Un bello poema es el titulado «Plaza del poeta Juan Bernier», en el que hace una evocación al poeta, al compañero de Cántico. Dice que no desea hacer una necrológica, sino evocar la vida de un gran poeta, «cuando la vida era un vino fresco/y la entrega un cintillo de promesas rientes», buscando las tabernas más recónditas. Y termina el poema prometiéndole a su amigo bajar hasta su plaza esa noche sin luna y sin presagios.

El poema «Córdoba» está dedicado a Carlos Castilla del Pino, a raíz de un artículo que éste publicó en la revista Triunfo titulado «A quién pediremos noticias de Córdoba», explicando el deterioro progresivo de la ciudad. Pablo le responde con este poema en el que le recuerda que las piedras que amaba han sido destruidas, talados los cipreses y los arcos, caídos los capiteles y artesonados.
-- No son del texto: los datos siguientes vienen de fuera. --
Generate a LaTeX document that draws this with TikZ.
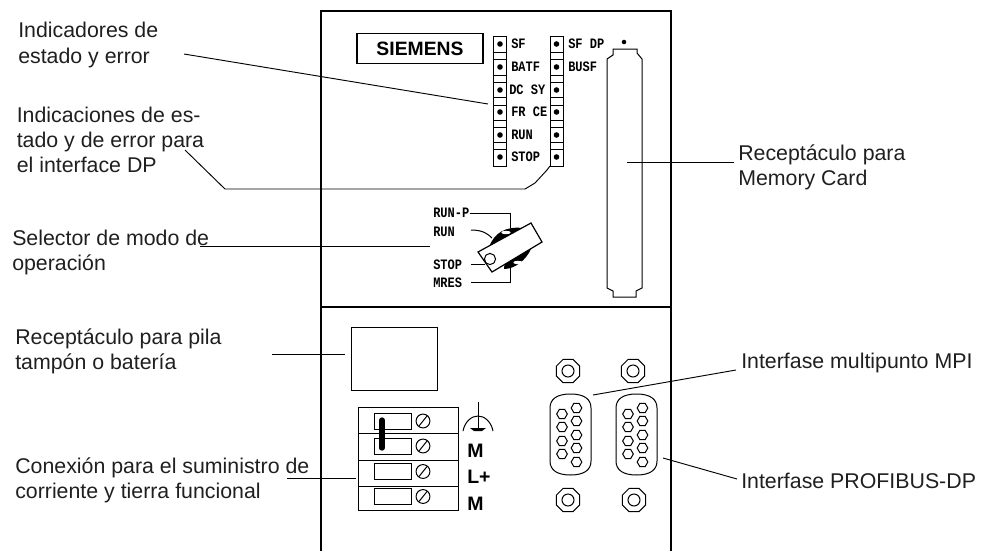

Recuerda en su poema la destrucción y venta de parte de Medina Azahara: «y a la venta pusieron atauriques, teselas, surtidores, plata ilustre de ofrendas». Explica en ese dolorido poema que «no había más belleza en este mundo» y que todo se estaba destruyendo paulatinamente. De toda la belleza sólo quedaba ya «la letanía armoniosa de los nombres»: Muro de la Misericordia, Alcázar Viejo, Piedra Escrita, Hoguera, Cidros, Mucho Trigo. Y recuerda a los grandes personajes de Córdoba, desdeñados, tristes por la destrucción y el lamento de una situación irremediable: «Don Luis se alejó por la calleja,/el Duque miró el ángel dorado del ocaso,/volvió al baño Lucano y tus hijos...». Todo quedó en usura y avaricia y al final la denomina «oh flor pisoteada de España». Es, pues, uno de los poemas más tristes que se hayan escrito sobre Córdoba, reflejo de una realidad envuelta en una especie de «carnaval turístico» adornado de incultura y de desconocimiento. Para mi libro-antología Medina Azahara. El monte de la novia, publicado en Almuzara en 2008, le encargué a Pablo un poema e hizo algo especial, que rompía los tópicos. Se titulaba «El exilio». Era un poema breve e intenso, de esos que se salen de la línea común. En él habla de una ciudad palatina en la que sólo ha quedado el rumor. El suspiro impreciso del regato entre la hierba, junto al puñal que afirma el sangriento boato del poder. La evoca con la mirada actual, con el sosiego del paso de los días anodinos. Además de innumerables poemas que no se quedan fuera, dedica García Baena unos textos bellísimos en prosa a su infancia y a los patios. Por ejemplo, en Cantoral de otoño recuerda que vivió siempre en San Andrés, cerca de la iglesia que le da nombre al barrio. Y de ahí pasa al texto denominado Los patios, donde hace una evocación magistral de los patios. Hace una larga enumeración para recordar finalmente que toda Córdoba es patio, atrio de Roma, edén árabe, huerto judío: la Córdoba de los mayos felices.